Minott was sitting outside, as usual, and inquired if I saw any game in my walks these days; since, now that he cannot go abroad himself, he likes to hear from the woods. He tried to detain me to listen to some of his hunting-stories, especially about a slut that belonged to a neighbor by the name of Billlings, which was excellent for squirrels, rabbits, and partridges, and would always follow him when he went out, though Billings was “plaguy made about it;” however, he had only to go by Billlings  to have the dog accompany him. B. afterward carried her up country and gave her away, the news of which almost broke Minott’s heart. He said he could have cried when he heard of it, for he had dreamed of her several nights. She was a plaguy good dog for squirrels, etc, but her pups were none of them equal to herself. It was not time for squirrels now, because the leaves were not off enough. He used sometimes to take his old king’s-arm on these excursions. It was heavy, but it was sure. His present gun has a flint lock and has often been repaired, and he said he didn’t suppose it would fetch more than a dollar if put up at auction now. But he wouldn’t take twenty dollars for it. He didn’t want to part with it. He liked to look at it.

As leaves fall along the river and in the woods, the squirrels and musquash make haste to shelter and conceal themselves by constructing nests and cabins.

October 17, 1857

in Thoreau’s Journal:

What a new beauty the blue of the river acquires, seen at a distance in the midst of the various-tinted woods, great masses of red and yellow, etc. ! It appears as color, which ordinarily it does not, —elysian.

October 16, 1859

in Thoreau’s Journal:

This clear, cold, Novemberish light is inspiriting. Some twigs which are bare, and weeds, begin to glitter with the hoary light. The very edge or outline of a tawny or russet hill has this hoary light on it. Your thoughts sparkle like the water surface and the downy twigs. From the shore you look back on the silver-plated river.

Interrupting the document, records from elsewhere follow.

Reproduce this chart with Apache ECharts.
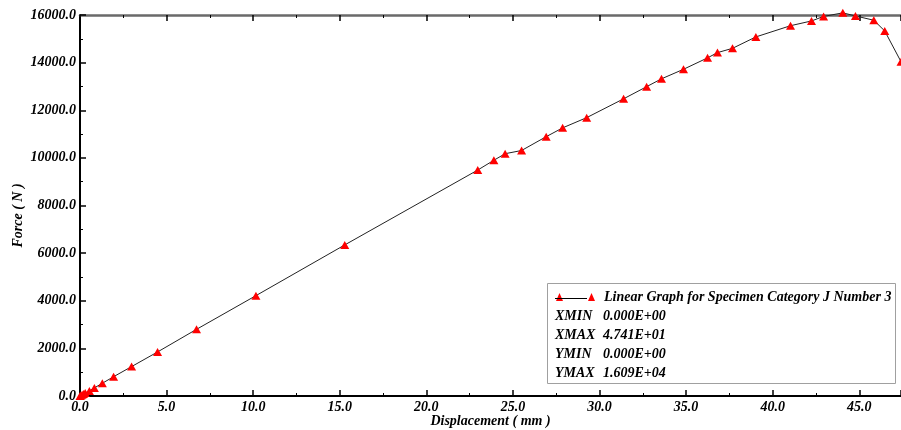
<!DOCTYPE html>
<html>
<head>
<meta charset="utf-8">
<script src="https://cdn.jsdelivr.net/npm/echarts@6/dist/echarts.min.js"></script>
<style>
  html, body { margin: 0; padding: 0; background: #fff; }
  #main { width: 901px; height: 430px; }
</style>
</head>
<body>
<div id="main"></div>
<script>
var dom = document.getElementById("main");
var myChart = echarts.init(dom, null, { renderer: "canvas" });

// displacement (mm) and force (N)
var displacement = [0, 0.05, 0.12, 0.2, 0.3, 0.54, 0.83, 1.29, 1.94, 2.98, 4.48, 6.73,
  10.16, 15.29, 22.97, 23.9, 24.55, 25.5, 26.92, 27.87, 29.26, 31.39, 32.72, 33.58,
  34.85, 36.24, 36.81, 37.68, 39.03, 41.03, 42.24, 42.94, 44.05, 44.78, 45.84, 46.47, 47.41];
var force = [0, 20, 50, 83, 125, 215, 340, 535, 810, 1235, 1850, 2800,
  4215, 6345, 9490, 9900, 10175, 10310, 10890, 11260, 11690, 12480, 12990, 13320,
  13720, 14200, 14420, 14600, 15080, 15550, 15750, 15940, 16090, 15960, 15780, 15330, 14040];

var seriesName = "Linear Graph for Specimen Category J Number 3";
var statNames = ["XMIN", "XMAX", "YMIN", "YMAX"];
var statValues = ["0.000E+00", "4.741E+01", "0.000E+00", "1.609E+04"];

var font = "Liberation Serif";
var points = [];
for (var i = 0; i < displacement.length; i++) {
  points.push([displacement[i], force[i]]);
}

var labelStyle = {
  fontFamily: font, fontStyle: "italic", fontWeight: "bold", fontSize: 14, color: "#000"
};

var graphics = [{
  type: "rect",
  shape: { x: 547.5, y: 283.5, width: 348, height: 100 },
  style: { fill: "#fff", stroke: "#a0a0a0", lineWidth: 1 },
  z: 1
}, {
  type: "line",
  shape: { x1: 555, y1: 298.5, x2: 587, y2: 298.5 },
  style: { stroke: "#000", lineWidth: 1 },
  z: 10
}];
for (var k = 0; k < statNames.length; k++) {
  graphics.push({
    type: "text", x: 555, y: 316 + k * 19, z: 10,
    style: Object.assign({ text: statNames[k], verticalAlign: "middle" }, labelStyle, { fill: "#000" })
  });
  graphics.push({
    type: "text", x: 603, y: 316 + k * 19, z: 10,
    style: Object.assign({ text: statValues[k], verticalAlign: "middle" }, labelStyle, { fill: "#000" })
  });
}

var option = {
  animation: false,
  grid: { left: 80, right: 0, top: 15, bottom: 34, containLabel: false, outerBoundsMode: "none" },
  legend: {
    data: [seriesName],
    left: 551, top: 285,
    itemWidth: 39, itemHeight: 8,
    icon: "path://M0,8L3.5,0L7,8Z M32,8L35.5,0L39,8Z",
    itemStyle: { color: "#ff0000" },
    textStyle: Object.assign({ padding: [0, 0, 0, 4] }, labelStyle),
    z: 5
  },
  xAxis: [{
    type: "value",
    min: 0, max: 47.41, interval: 5,
    name: "Displacement ( mm )",
    nameLocation: "middle",
    nameMoveOverlap: false,
    nameGap: 18,
    nameTextStyle: labelStyle,
    axisLine: { lineStyle: { color: "#000", width: 2 } },
    axisTick: { inside: true, length: 6, lineStyle: { color: "#000", width: 1.5 } },
    minorTick: { show: true, splitNumber: 2, length: 3, lineStyle: { color: "#000" } },
    axisLabel: Object.assign({ margin: 4, showMaxLabel: false, formatter: function (v) { return v.toFixed(1); } }, labelStyle),
    splitLine: { show: false }
  }, {
    type: "value",
    position: "top",
    min: 0, max: 47.41, interval: 5,
    axisLine: { lineStyle: { color: "#6a6a6a", width: 2.5 } },
    axisTick: { inside: true, length: 6, lineStyle: { color: "#000", width: 1.5 } },
    minorTick: { show: true, splitNumber: 2, length: 3, lineStyle: { color: "#000" } },
    axisLabel: { show: false },
    splitLine: { show: false }
  }],
  yAxis: {
    type: "value",
    min: 0, max: 16000, interval: 2000,
    name: "Force ( N )",
    nameLocation: "middle",
    nameMoveOverlap: false,
    nameGap: 55,
    nameTextStyle: Object.assign({ padding: [0, 20, 0, 0] }, labelStyle),
    axisLine: { show: true, lineStyle: { color: "#000", width: 2 } },
    axisTick: { show: true, inside: true, length: 6, lineStyle: { color: "#000", width: 1.5 } },
    minorTick: { show: true, splitNumber: 2, length: 3, lineStyle: { color: "#000" } },
    axisLabel: Object.assign({ margin: 4, formatter: function (v) { return v.toFixed(1); } }, labelStyle),
    splitLine: { show: false }
  },
  graphic: graphics,
  series: [{
    name: seriesName,
    type: "line",
    data: points,
    clip: false,
    symbol: "triangle",
    symbolSize: [9, 8],
    itemStyle: { color: "#ff0000" },
    lineStyle: { color: "#222", width: 1 },
    z: 3
  }]
};

myChart.setOption(option);
</script>
</body>
</html>
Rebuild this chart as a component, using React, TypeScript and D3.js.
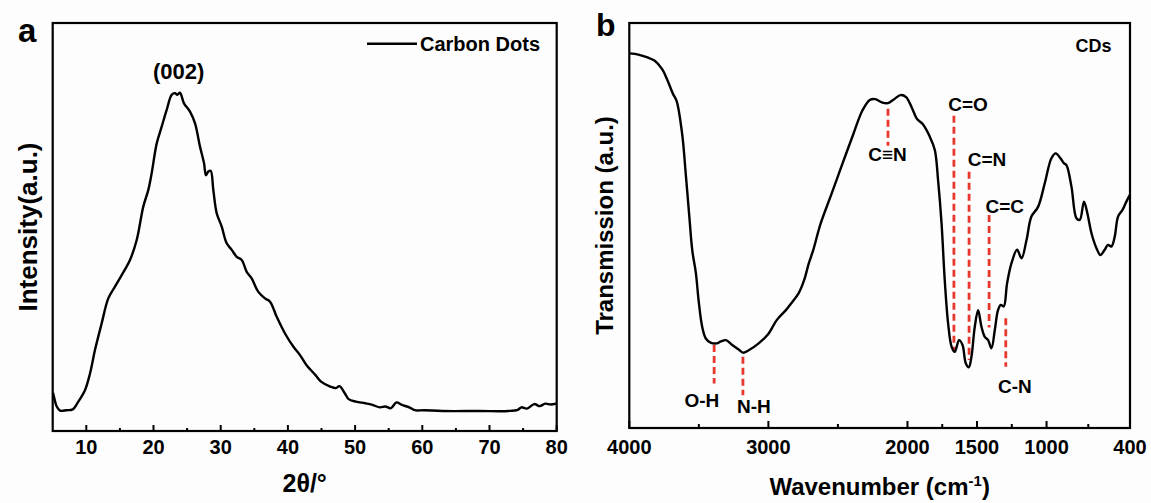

The weeds are dressed in their frost jackets, naked down to their close-fitting downy or flannel shirts. Like athletes they challenge the winter, these bare twigs. This cold refines and condenses us. Our spirits are strong, like that pint of cider in the middle of a frozen barrel.

October 14, 1859

in Thoreau’s Journal:

In warmer autumns, if I remember rightly, [the hickories at Poplar Hill] last several weeks later than this in some localities, one succeeding another with its splendid glow, an evidence of the genialness of the season.  In cool and moist places, in a genial year, some are preserved green after others have changed, and by their change and glow they prolong the season of autumnal tints very agreeably.

October 13, 1857

in Thoreau’s Journal:

The red of oaks, etc., is far more general now than three or four days ago, but it is also much duller, so that some maples that were a bright scarlet can now hardly be distinguished by their color from oaks, which have just turned red….

PM  To Poplar Hill.  Maple fires are burnt out generally, and they have fairly begun to fall and look smoky in the swamps. When my eyes were resting on those smoke-like bare trees, it did not at first occur to me why the landscape was not as brilliant as a few days ago. The outside trees in the swamps loose their leaves first.

October 12, 1852

in Thoreau’s Journal:

What an ample share of the light of heaven each pond & lake on the surface of the globe enjoys—  No woods are so dark & deep but it is light above the pond.  Its window or skylight is as broad as its surface.  It lies out patent to the sky.

From the mt top you may not be able to see out because of the woods—but on the lake you are bathed in light.